Fashion
Stella McCartney preaches Peace and Dove in mission to save birds
The battle to banish fur from fashion being mostly won, with almost all luxury brands fur-free, Stella McCartney is now on a mission to save the birds.
“1.5 billion birds are killed for their feathers by the fashion industry every year,” the designer said backstage after a street catwalk show held in the shadow of the Eiffel Tower, launching a campaign to put bird cruelty in the spotlight.
“When you see a pretty feather trim, or a puffer jacket with a down filling, I don’t think you necessarily register that a bird has been killed. And we all love birds, right? People don’t really like cows, for some reason, so it’s different when you talk about leather. But birds are beautiful, and it is time to bring this issue to the attention of the industry.”
A million ostriches are killed each year by some estimates, with the South African ostrich industry releasing 62,000 tonnes of carbon-equivalent emissions.
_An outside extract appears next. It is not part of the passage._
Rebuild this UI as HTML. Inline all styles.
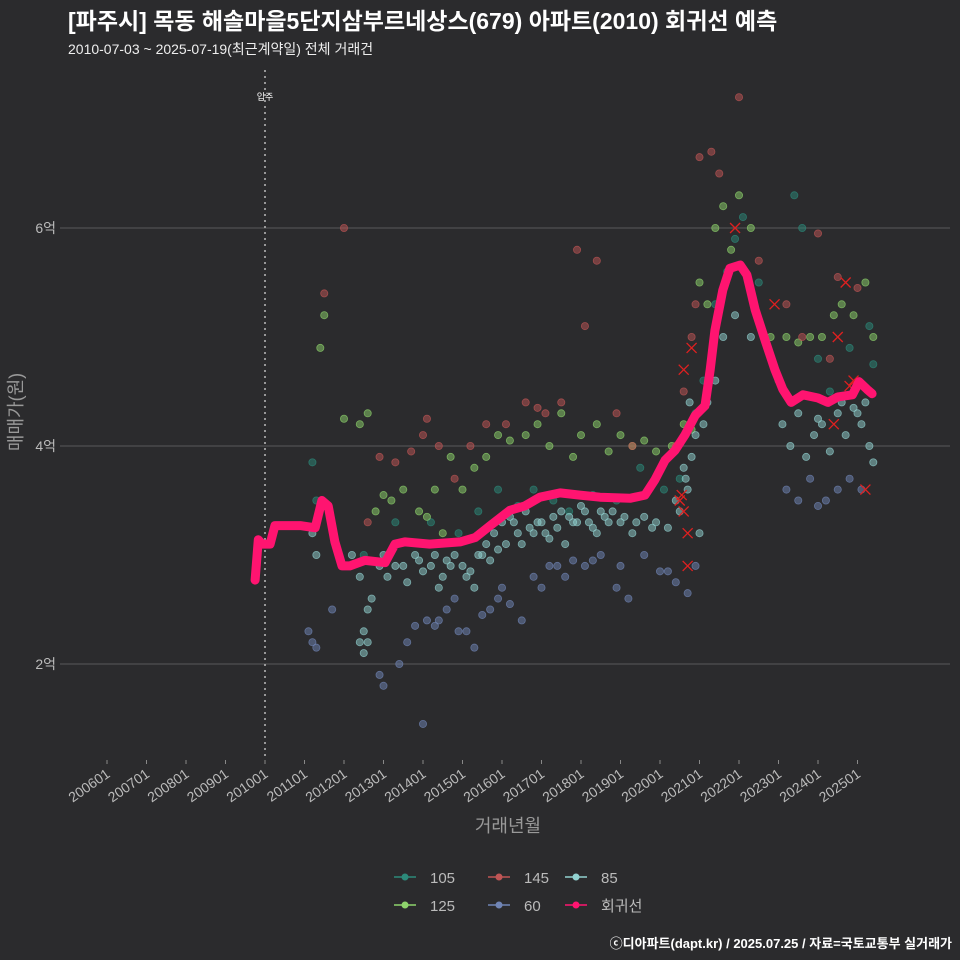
<!DOCTYPE html>
<html><head><meta charset="utf-8">
<style>
html,body{margin:0;padding:0;background:#2b2b2d;}
svg{display:block;font-family:"Liberation Sans","Noto Sans CJK KR",sans-serif;}
</style></head>
<body>
<svg id="chart" width="960" height="960" viewBox="0 0 960 960">
<rect width="960" height="960" fill="#2b2b2d"/>
<text x="68" y="29" fill="#fff" font-size="23" font-weight="bold">[파주시] 목동 해솔마을5단지삼부르네상스(679) 아파트(2010) 회귀선 예측</text>
<text x="68" y="54" fill="#eee" font-size="14">2010-07-03 ~ 2025-07-19(최근계약일) 전체 거래건</text>
<g id="grid"></g>
<g id="points"></g>
<g id="line"></g>
<g id="xaxis"></g>
<text x="508" y="832" fill="#999" font-size="18" text-anchor="middle">거래년월</text>
<text transform="translate(22,412) rotate(-90)" fill="#999" font-size="18" text-anchor="middle">매매가(원)</text>
<g id="legend"></g>
<text x="952" y="948" fill="#fff" font-size="13" font-weight="bold" text-anchor="end">ⓒ디아파트(dapt.kr) / 2025.07.25 / 자료=국토교통부 실거래가</text>
</svg>
<script>
const yTicks=[2,4,6];
const yTickLabels=["2억","4억","6억"];
const xTickYears=[2006,2007,2008,2009,2010,2011,2012,2013,2014,2015,2016,2017,2018,2019,2020,2021,2022,2023,2024,2025];
const moveInYear=2010.0;
const s85Years=[2011.2,2011.3,2012.2,2012.4,2012.4,2012.5,2012.6,2012.7,2012.9,2013.1,2013.3,2013.6,2013.8,2014.0,2014.2,2014.4,2014.6,2014.8,2015.0,2015.1,2015.3,2015.4,2015.6,2015.8,2016.0,2016.2,2016.4,2016.5,2016.7,2016.9,2017.1,2017.3,2017.5,2017.6,2017.8,2018.0,2018.2,2018.4,2018.6,2018.8,2019.0,2019.3,2019.6,2019.9,2020.2,2020.4,2020.6,2020.7,2020.8,2020.9,2021.0,2021.1,2021.2,2021.4,2021.6,2021.9,2022.3,2023.1,2023.3,2023.5,2023.7,2023.9,2024.1,2024.3,2024.5,2024.7,2024.9,2025.1,2025.3,2025.4,2025.2,
2012.5,2012.6,2013.0,2013.5,2013.9,2014.3,2014.5,2014.7,2015.2,2015.5,2015.7,2015.9,2016.1,2016.3,2016.6,2016.8,2017.0,2017.2,2017.4,2017.7,2017.9,2018.1,2018.3,2018.5,2018.7,2019.1,2019.4,2019.8,2020.5,2020.65,2020.75,2024.0,2024.6,2025.0];
const s85Vals=[3.2,3.0,3.0,2.8,2.2,2.1,2.5,2.6,2.9,2.8,2.9,2.75,3.0,2.85,2.9,2.7,2.95,3.0,2.9,2.8,2.7,3.0,3.1,3.2,3.3,3.35,3.2,3.1,3.25,3.3,3.2,3.35,3.4,3.1,3.3,3.45,3.3,3.2,3.35,3.4,3.3,3.2,3.35,3.3,3.25,3.5,3.8,3.6,3.9,4.1,3.2,4.2,4.4,4.6,5.0,5.2,5.0,4.2,4.0,4.3,3.9,4.1,4.2,3.95,4.3,4.1,4.35,4.2,4.0,3.85,4.4,
2.3,2.2,3.0,2.9,2.95,3.0,2.8,2.9,2.85,3.0,2.95,3.05,3.1,3.3,3.4,3.2,3.3,3.15,3.25,3.35,3.3,3.4,3.25,3.4,3.3,3.35,3.3,3.25,3.4,3.7,4.4,4.25,4.4,4.3];
const s60Years=[2011.1,2011.2,2011.3,2011.7,2012.9,2013.0,2013.4,2013.8,2014.0,2014.1,2014.3,2014.6,2014.9,2015.3,2015.5,2015.9,2016.2,2016.5,2016.8,2017.0,2017.4,2017.8,2018.1,2018.5,2018.9,2019.2,2019.6,2020.0,2020.4,2020.7,2020.9,2023.2,2023.5,2023.8,2024.0,2024.2,2024.5,2024.8,2025.1,2013.6,2014.4,2014.8,2015.1,2015.7,2016.0,2017.2,2017.6,2018.3,2019.0,2020.2];
const s60Vals=[2.3,2.2,2.15,2.5,1.9,1.8,2.0,2.35,1.45,2.4,2.35,2.5,2.3,2.15,2.45,2.6,2.55,2.4,2.8,2.7,2.9,2.95,2.9,3.0,2.7,2.6,3.0,2.85,2.75,2.65,2.9,3.6,3.5,3.7,3.45,3.5,3.6,3.7,3.6,2.2,2.4,2.6,2.3,2.5,2.7,2.9,2.8,2.95,2.9,2.85];
const s125Years=[2011.4,2011.5,2012.0,2012.4,2012.6,2012.8,2013.0,2013.2,2013.5,2013.9,2014.1,2014.3,2014.5,2014.7,2015.0,2015.3,2015.6,2015.9,2016.2,2016.6,2016.9,2017.2,2017.5,2017.8,2018.0,2018.4,2018.7,2019.0,2019.3,2019.6,2019.9,2020.3,2020.6,2020.8,2021.0,2021.2,2021.4,2021.6,2021.8,2022.0,2022.3,2022.8,2023.2,2023.5,2023.8,2024.1,2024.4,2024.6,2024.9,2025.2,2025.4];
const s125Vals=[4.9,5.2,4.25,4.2,4.3,3.4,3.55,3.5,3.6,3.4,3.35,3.6,3.2,3.9,3.6,3.8,3.9,4.1,4.05,4.1,4.2,4.0,4.3,3.9,4.1,4.2,3.95,4.1,4.0,4.05,3.95,4.0,4.2,4.15,5.5,5.3,6.0,6.2,5.8,6.3,6.0,5.0,5.0,4.95,5.0,5.0,5.2,5.3,5.2,5.5,5.0];
const s105Years=[2011.2,2011.3,2012.5,2013.3,2014.2,2014.9,2015.4,2015.9,2016.4,2016.8,2017.3,2017.7,2018.3,2018.9,2019.5,2020.1,2020.5,2020.9,2021.1,2021.4,2021.7,2021.9,2022.1,2022.5,2023.0,2023.4,2023.6,2024.0,2024.3,2024.8,2025.3,2025.4];
const s105Vals=[3.85,3.5,3.0,3.3,3.3,3.2,3.4,3.6,3.45,3.6,3.5,3.4,3.55,3.5,3.8,3.6,3.7,4.3,4.6,5.3,5.6,5.9,6.1,5.5,4.6,6.3,6.0,4.8,4.5,4.9,5.1,4.75];
const s145Years=[2011.5,2012.0,2012.6,2012.9,2013.3,2013.7,2014.0,2014.1,2014.4,2014.8,2015.2,2015.6,2016.1,2016.6,2016.9,2017.1,2017.5,2017.9,2018.1,2018.4,2018.9,2019.3,2020.2,2020.4,2020.6,2020.8,2020.9,2021.0,2021.3,2021.5,2022.0,2022.5,2023.2,2023.6,2024.0,2024.3,2024.5,2025.0];
const s145Vals=[5.4,6.0,3.3,3.9,3.85,3.95,4.1,4.25,4.0,3.7,4.0,4.2,4.2,4.4,4.35,4.3,4.4,5.8,5.1,5.7,4.3,4.0,3.9,4.0,4.5,5.0,5.3,6.65,6.7,6.5,7.2,5.7,5.3,5.0,5.95,4.8,5.55,5.45];
const cancelYears=[2020.5,2020.55,2020.6,2020.7,2020.7,2020.6,2020.8,2021.9,2022.9,2024.4,2024.5,2024.7,2024.8,2024.9,2025.2];
const cancelVals=[3.5,3.55,3.4,3.2,2.9,4.7,4.9,6.0,5.3,4.2,5.0,5.5,4.55,4.6,3.6];
const regYears=[2009.75,2009.83,2009.93,2010.13,2010.25,2010.89,2011.27,2011.44,2011.6,2011.77,2011.95,2012.15,2012.53,2013.04,2013.29,2013.54,2014.17,2014.94,2015.32,2015.7,2016.2,2016.58,2016.96,2017.47,2017.97,2018.48,2019.24,2019.62,2019.87,2020.13,2020.38,2020.63,2020.89,2021.14,2021.27,2021.39,2021.59,2021.77,2022.03,2022.2,2022.41,2022.66,2022.91,2023.11,2023.32,2023.62,2024.0,2024.25,2024.5,2024.87,2025.04,2025.24,2025.37];
const regVals=[2.77,3.14,3.1,3.1,3.27,3.27,3.25,3.5,3.45,3.12,2.9,2.9,2.95,2.93,3.1,3.12,3.1,3.12,3.16,3.27,3.41,3.45,3.53,3.57,3.55,3.53,3.52,3.55,3.69,3.87,3.96,4.1,4.28,4.37,4.7,5.06,5.43,5.63,5.66,5.57,5.25,4.97,4.7,4.52,4.4,4.47,4.44,4.4,4.45,4.47,4.59,4.52,4.48];

const NS="http://www.w3.org/2000/svg";
function X(yr){return 265+(yr-2010)*39.5;}
function Y(v){return 664-(v-2)*109;}
function mk(tag,attrs,parent){const e=document.createElementNS(NS,tag);for(const k in attrs)e.setAttribute(k,attrs[k]);parent.appendChild(e);return e;}

const grid=document.getElementById('grid');
yTicks.forEach((v,i)=>{
  const l=mk('line',{x1:60,x2:950,y1:Y(v),y2:Y(v),stroke:'#5a5a5a','stroke-width':1},grid);
  
  
  const t=mk('text',{x:56,y:Y(v)+5,fill:'#bbb','font-size':14,'text-anchor':'end'},grid);
  t.textContent=yTickLabels[i];
  
  
});
const vl=mk('line',{x1:X(moveInYear),x2:X(moveInYear),y1:70,y2:760,stroke:'#bbb','stroke-width':1.5,'stroke-dasharray':'2,4'},grid);


const vt=mk('text',{x:X(moveInYear),y:100,fill:'#fff','font-size':9,'text-anchor':'middle'},grid);
vt.textContent='입주';



const pts=document.getElementById('points');
const series=[
 ['105',s105Years,s105Vals,'#2c8a7a'],
 ['125',s125Years,s125Vals,'#8ed46c'],
 ['145',s145Years,s145Vals,'#c05555'],
 ['60',s60Years,s60Vals,'#7085b5'],
 ['85',s85Years,s85Vals,'#92d2d0']
];
series.forEach(s=>{
  s[1].forEach((yr,i)=>{
    const c=mk('circle',{cx:X(yr),cy:Y(s[2][i]),r:3.6,fill:s[3],'fill-opacity':0.5,stroke:s[3],'stroke-opacity':0.7,'stroke-width':0.8},pts);
    
    
  });
});
cancelYears.forEach((yr,i)=>{
  const x=X(yr),y=Y(cancelVals[i]);
  const p=mk('path',{d:`M${x-5},${y-5}L${x+5},${y+5}M${x-5},${y+5}L${x+5},${y-5}`,stroke:'#e02020','stroke-width':1.3,fill:'none'},pts);
  
  
});

const lg=document.getElementById('line');
const d=regYears.map((yr,i)=>(i?'L':'M')+X(yr).toFixed(1)+','+Y(regVals[i]).toFixed(1)).join('');
const rl=mk('path',{d:d,stroke:'#ff1470',fill:'none','stroke-width':9,'stroke-linejoin':'round','stroke-linecap':'round'},lg);



const xa=document.getElementById('xaxis');
xTickYears.forEach(yr=>{
  const x=X(yr);
  const tk=mk('line',{x1:x,x2:x,y1:760,y2:764,stroke:'#888'},xa);
  
  
  const t=mk('text',{transform:`translate(${x+4},${776}) rotate(-35)`,fill:'#bbb','font-size':14,'text-anchor':'end'},xa);
  t.textContent=yr+'01';
  
  
});

const leg=document.getElementById('legend');
const legItems=[['105','#2c8a7a',400,877],['145','#c05555',494,877],['85','#92d2d0',571,877],['125','#8ed46c',400,905],['60','#7085b5',494,905],['회귀선','#ff1470',571,905]];
legItems.forEach(it=>{
  const g=mk('g',{},leg);
  
  
  mk('line',{x1:it[2]-6,x2:it[2]+16,y1:it[3],y2:it[3],stroke:it[1],'stroke-width':1.5},g);
  mk('circle',{cx:it[2]+5,cy:it[3],r:3.5,fill:it[1]},g);
  const t=mk('text',{x:it[2]+30,y:it[3]+6,fill:'#bbb','font-size':15},g);
  t.textContent=it[0];
});
</script>
</body></html>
Feathered angel wings have been a signature look on the catwalk at Victoria’s Secret for decades – the animal rights group Peta has claimed that one single fashion show used 620,000 feathers from chickens, pheasants and ostriches.
Good news for McCartney came on the same day as she showed her Peace and Dove collection: Victoria’s Secret confirmed this week that its show on 15 October would feature faux feathers only.
Earlier this year, Copenhagen fashion week, a leader in ethical fashion, announced a ban on feathers for all designers showing there.
In front of an audience that included the former Chanel creative director Virginie Viard, wearing a Stella McCartney faux-fur bomber jacket, the show began with Helen Mirren narrating a new manifesto: “A world where there are only planes in the sky, and no song in the trees, will never make the heart soar.”
There were doves hand-painted on to silk blouses and dresses, and Prince’s When Doves Cry on the soundtrack. McCartney’s strategy has long been to find realistic dupes of leather, fur and animal skins so that glamour need not be compromised.
There were pastel minidresses in this collection so realistically feathery that the models looked like newly hatched chicks, albeit very leggy and in stilettos. But these were made from peekaboo regenerated nylon, knitted into a powder-puff texture to resemble feathers, but produced from recycled plastic bottle tops. Jewellery with dove motifs was made from recycled electronics waste.
Other creatures got a look in, too. There was a new animal-cruelty-free handbag, the Ryder, which has a gently undulating top zip inspired by the slope of a horse’s spine. (McCartney’s longstanding handbag bestseller, the Falabella, was named after her favourite pony.)
A “crocodile” Ryder was made from apple-waste vegan leather lined with hemp. “What makes the Stella woman – or any Stella human – different, is being curious about the world, and looking at fashion from a different perspective,” the designer said after the show. “It’s time to take a bird’s eye view.”